While simplicity in telling the story is always important, your financial model could often present a laundry list of benefits. You might point to five to seven different ways that the funding model uses leverage; or you might point to abundant collateralization, or to regulatory benefits such as CRA (Community Reinvestment Act) portfolio points, or to tax benefits for investing in an Opportunity Zone, or to the simple point that commercial real estate is, traditionally, a very safe investment, that goes up with inflation and, as a hard asset, it will always maintain some level of value and worth.

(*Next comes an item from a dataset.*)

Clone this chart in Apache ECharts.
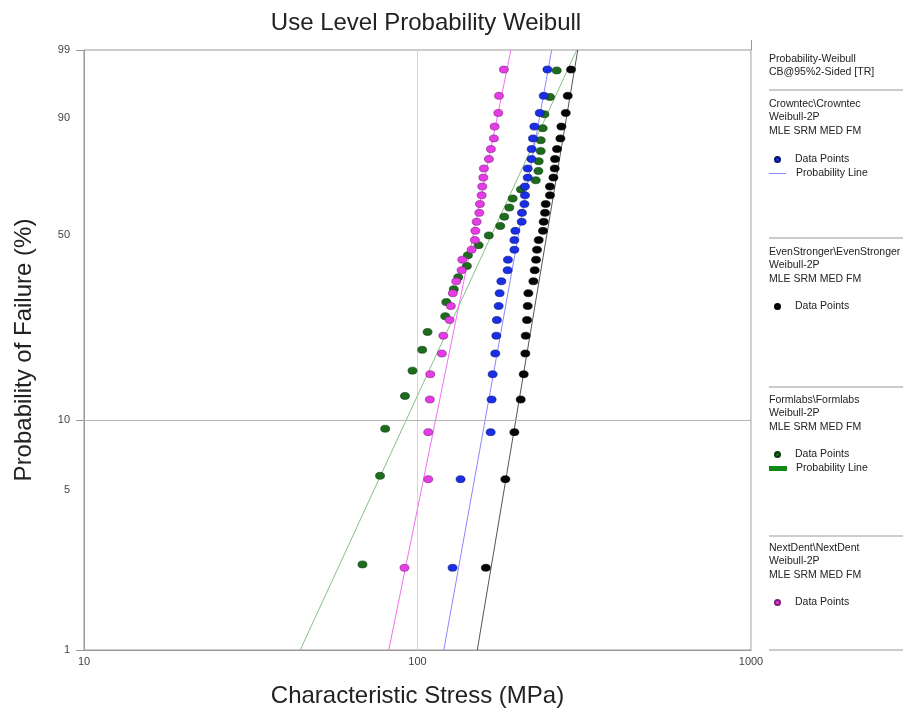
<html>

<head>
    <meta charset='utf-8' />
    <title>Use Level Probability Weibull</title>
    <style>
        body {
            margin: 0;
            padding: 0;
            background: #fff;
        }

        #chart {
            position: absolute;
            top: 0;
            left: 0;
            width: 903px;
            height: 712px;
        }
    </style>
</head>

<body>
    <div id='chart'></div>
    <script type="text/javascript" src="https://cdn.jsdelivr.net/npm/echarts/dist/echarts.min.js"></script>
    <script type="text/javascript">

        // median rank plotting positions (%), n = 30 and n = 29
        var rank30 = [2.30, 5.59, 8.88, 12.17, 15.46, 18.75, 22.04, 25.33, 28.62, 31.91,
            35.20, 38.49, 41.78, 45.07, 48.36, 51.64, 54.93, 58.22, 61.51, 64.80,
            68.09, 71.38, 74.67, 77.96, 81.25, 84.54, 87.83, 91.12, 94.41, 97.70];
        var rank29 = [2.38, 5.78, 9.18, 12.59, 15.99, 19.39, 22.79, 26.19, 29.59, 32.99,
            36.39, 39.80, 43.20, 46.60, 50.00, 53.40, 56.80, 60.20, 63.61, 67.01,
            70.41, 73.81, 77.21, 80.61, 84.01, 87.41, 90.82, 94.22, 97.62];

        // stress at failure (MPa), sorted
        var crowntecStress = [127.4, 134.6, 165.7, 166.8, 168.0, 171.1, 172.3, 173.0, 175.1, 176.3,
            178.4, 186.3, 186.7, 195.2, 195.2, 196.5, 205.3, 205.7, 209.2, 210.0,
            210.0, 214.0, 214.0, 219.5, 219.9, 221.9, 224.1, 232.5, 239.0, 245.2];
        var evenStrongerStress = [160.3, 183.4, 195.2, 203.9, 208.2, 210.6, 211.1, 213.0, 214.0, 215.0,
            222.6, 224.6, 226.7, 228.2, 230.9, 237.8, 239.0, 241.2, 242.3, 249.6,
            249.6, 255.6, 257.9, 258.4, 262.0, 268.2, 270.1, 278.3, 282.2, 288.7];
        var formlabsStress = [68.4, 77.2, 80.0, 91.7, 96.6, 103.3, 107.2, 121.1, 122.0, 128.5,
            132.5, 140.6, 141.6, 152.5, 163.6, 177.1, 182.1, 188.5, 192.9, 204.3,
            226.2, 230.4, 230.9, 234.1, 234.1, 237.3, 240.2, 249.6, 261.5];
        var nextDentStress = [91.4, 107.7, 107.7, 108.9, 109.2, 118.3, 119.5, 124.8, 125.9, 127.6,
            130.7, 135.6, 136.2, 145.3, 148.6, 149.1, 150.4, 153.2, 153.9, 155.7,
            156.4, 157.5, 158.2, 163.7, 166.0, 169.5, 170.3, 174.7, 175.5, 181.6];

        // fitted probability lines: [stress, %] at both ends
        var crowntecLine = [[119.9, 1], [252.5, 99]];
        var evenStrongerLine = [[151.1, 1], [302.4, 99]];
        var formlabsLine = [[44.5, 1], [300.3, 99]];
        var nextDentLine = [[82.0, 1], [190.6, 99]];

        var yLabelPct = [1, 5, 10, 50, 90, 99];
        var yTickPct = [1, 10, 99];
        var yGridPct = 10;

        // Weibull probability scale
        function wb(pct) {
            return Math.log(-Math.log(1 - pct / 100));
        }

        function points(stress, ranks) {
            return stress.map(function (x, i) { return [x, wb(ranks[i])]; });
        }

        function line(ends) {
            return ends.map(function (p) { return [p[0], wb(p[1])]; });
        }

        var smallFont = '"Liberation Sans", sans-serif';

        function legendItem(name, label, left, top, icon, w, h, pad) {
            return {
                show: true,
                selectedMode: false,
                left: left,
                top: top,
                padding: 0,
                itemWidth: w,
                itemHeight: h,
                data: [{ name: name, icon: icon }],
                formatter: function () { return label; },
                textStyle: { fontFamily: smallFont, fontSize: 10.5, color: '#222', padding: [0, 0, 0, pad] }
            };
        }

        function headText(y, txt) {
            return {
                type: 'text',
                left: 769,
                top: y,
                style: { text: txt, font: '10.5px ' + smallFont, fill: '#222', lineHeight: 13.5 }
            };
        }

        function sep(y) {
            return {
                type: 'line',
                shape: { x1: 769, y1: y, x2: 903, y2: y },
                style: { stroke: '#999', lineWidth: 1 }
            };
        }

        var myChart = echarts.init(document.getElementById('chart'));

        myChart.setOption({
            backgroundColor: '#fff',
            animation: false,
            title: {
                text: 'Use Level Probability Weibull',
                left: 421,
                top: 6,
                textAlign: 'center',
                textStyle: { fontFamily: 'Liberation Sans, Arial, sans-serif', fontSize: 24, fontWeight: 'normal', color: '#222' }
            },
            grid: {
                left: 84,
                right: 152,
                top: 50,
                bottom: 62,
                show: true,
                borderColor: '#999',
                borderWidth: 1,
                containLabel: false,
                outerBoundsMode: 'none'
            },
            xAxis: {
                type: 'log',
                logBase: 10,
                min: 10,
                max: 1000,
                name: 'Characteristic Stress (MPa)',
                nameLocation: 'middle',
                nameGap: 34,
                nameTextStyle: { fontFamily: 'Liberation Sans, Arial, sans-serif', fontSize: 24, color: '#222' },
                axisLine: { onZero: false, lineStyle: { color: '#999' } },
                axisTick: { show: false },
                axisLabel: {
                    margin: 6, color: '#444', fontSize: 11, fontFamily: 'Liberation Sans, Arial, sans-serif',
                    formatter: function (v) { return String(Math.round(v)); }
                },
                splitLine: { show: true, lineStyle: { color: '#d4d4d4' } },
                minorSplitLine: { show: false }
            },
            yAxis: {
                type: 'value',
                min: wb(1),
                max: wb(99),
                name: 'Probability of Failure (%)',
                nameLocation: 'middle',
                nameRotate: 90,
                nameGap: 48,
                nameTextStyle: { fontFamily: 'Liberation Sans, Arial, sans-serif', fontSize: 24, color: '#222' },
                axisLine: { show: true, onZero: false, lineStyle: { color: '#999' } },
                axisTick: { show: true, length: 8, lineStyle: { color: '#999' }, customValues: yTickPct.map(wb) },
                axisLabel: {
                    margin: 14,
                    color: '#444',
                    fontSize: 11,
                    fontFamily: 'Liberation Sans, Arial, sans-serif',
                    customValues: yLabelPct.map(wb),
                    formatter: function (v) { return Math.round((1 - Math.exp(-Math.exp(v))) * 100); }
                },
                splitLine: { show: false }
            },
            legend: [
                legendItem('Crowntec Data Points', 'Data Points', 774, 154, 'circle', 7, 5, 9),
                legendItem('Crowntec Probability Line', 'Probability Line', 769, 168, 'rect', 17, 1, 5),
                legendItem('EvenStronger Data Points', 'Data Points', 774, 301, 'circle', 7, 5, 9),
                legendItem('Formlabs Data Points', 'Data Points', 774, 449, 'circle', 7, 5, 9),
                legendItem('Formlabs Probability Line', 'Probability Line', 769, 463, 'rect', 18, 5, 4),
                legendItem('NextDent Data Points', 'Data Points', 774, 597, 'circle', 7, 5, 9)
            ],
            graphic: [
                {
                    type: 'line',
                    shape: { x1: 751.5, y1: 40, x2: 751.5, y2: 50 },
                    style: { stroke: '#999', lineWidth: 1 }
                },
                headText(52, 'Probability-Weibull\nCB@95%2-Sided [TR]'),
                sep(90),
                headText(97, 'Crowntec\\Crowntec\nWeibull-2P\nMLE SRM MED FM'),
                sep(238),
                headText(245, 'EvenStronger\\EvenStronger\nWeibull-2P\nMLE SRM MED FM'),
                sep(387),
                headText(393, 'Formlabs\\Formlabs\nWeibull-2P\nMLE SRM MED FM'),
                sep(536),
                headText(541, 'NextDent\\NextDent\nWeibull-2P\nMLE SRM MED FM'),
                sep(650)
            ],
            series: [
                {
                    name: 'Formlabs Probability Line', type: 'line', data: line(formlabsLine),
                    showSymbol: false, symbol: 'none', color: '#118811',
                    lineStyle: { color: '#86c086', width: 1 }, z: 2, silent: true,
                    markLine: {
                        silent: true, symbol: 'none', label: { show: false },
                        lineStyle: { color: '#b4b4b4', type: 'solid', width: 1 },
                        data: [{ yAxis: wb(yGridPct) }]
                    }
                },
                {
                    name: 'NextDent Probability Line', type: 'line', data: line(nextDentLine),
                    showSymbol: false, symbol: 'none',
                    lineStyle: { color: '#f070f0', width: 1 }, z: 2, silent: true
                },
                {
                    name: 'Crowntec Probability Line', type: 'line', data: line(crowntecLine),
                    showSymbol: false, symbol: 'none', color: '#8888ff',
                    lineStyle: { color: '#8888ff', width: 1 }, z: 2, silent: true
                },
                {
                    name: 'EvenStronger Probability Line', type: 'line', data: line(evenStrongerLine),
                    showSymbol: false, symbol: 'none',
                    lineStyle: { color: '#555', width: 1 }, z: 2, silent: true
                },
                {
                    name: 'Formlabs Data Points', type: 'scatter', data: points(formlabsStress, rank29),
                    symbol: 'circle', symbolSize: [9, 7], z: 3,
                    itemStyle: { color: '#1d6b1d', borderColor: '#0c3a0c', borderWidth: 0.6, opacity: 1 }
                },
                {
                    name: 'NextDent Data Points', type: 'scatter', data: points(nextDentStress, rank30),
                    symbol: 'circle', symbolSize: [9, 7], z: 3,
                    itemStyle: { color: '#e63ce6', borderColor: '#7a207a', borderWidth: 0.6, opacity: 1 }
                },
                {
                    name: 'Crowntec Data Points', type: 'scatter', data: points(crowntecStress, rank30),
                    symbol: 'circle', symbolSize: [9, 7], z: 3,
                    itemStyle: { color: '#1a2ee6', borderColor: '#0a1470', borderWidth: 0.6, opacity: 1 }
                },
                {
                    name: 'EvenStronger Data Points', type: 'scatter', data: points(evenStrongerStress, rank30),
                    symbol: 'circle', symbolSize: [9, 7], z: 3,
                    itemStyle: { color: '#050505', borderColor: '#000', borderWidth: 0.6, opacity: 1 }
                }
            ]
        });

    </script>
</body>

</html>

For prospective stakeholders, projected yield, MOIC (multiple on invested cash), IRR, and any special liquidity solutions are great to mention. At the end of the day, one point can always be made – commercial real estate is the type of investment that is safer than most, can provide steady income, and offers special financial protections from property value, lease payments, and, often, government incentives.

If the plan is for a commercial real estate fund, it’s always good to identify the special nature and characteristics of the fund, e.g., the fund might be a closed-end, leveraged, managed distribution fund that will only invest in certain types of assets, with certain target capitalization rates (a measure of how risky commercial real estate investment is).

The Property

It’s always good to have a section in the Plan that speaks to the property, or to possible properties that may be selected. This can be exemplified with photos, maps, renderings, drawings, plats, descriptions of the property, amenities, and the locale – in short, a part of the Plan that brings the concept to life – a moment of punctuation that delivers a moment of “Wow, there it is, that’s where the project will be built.”

Competitive Differentiation

A key question is always “how do the project and the funding opportunity stand apart from other developers and profit-seekers that focus on similar property investments?”

What helps here is to identify why the developer/sponsor/owner has a plan for development that is innovative, data-driven, and fueled by ground-level experience.

Another concept that helps here is to identify strategies for enhancing the value in the property/project, or, if applicable, in the portfolio.

Writing Your Commercial Real Estate Business Plan

Now that you’ve thought through all these issues, get ready to craft your commercial real estate business plan that features all the essential sections including: the business plan’s Highlights (a powerful type of Executive Summary), Introduction, the Company, Management, the Market, the Property, the Funding Opportunity, the Financial Strategy, and how you are different from, and better prepared for success than, the Competition. The business plan samples above should prove helpful.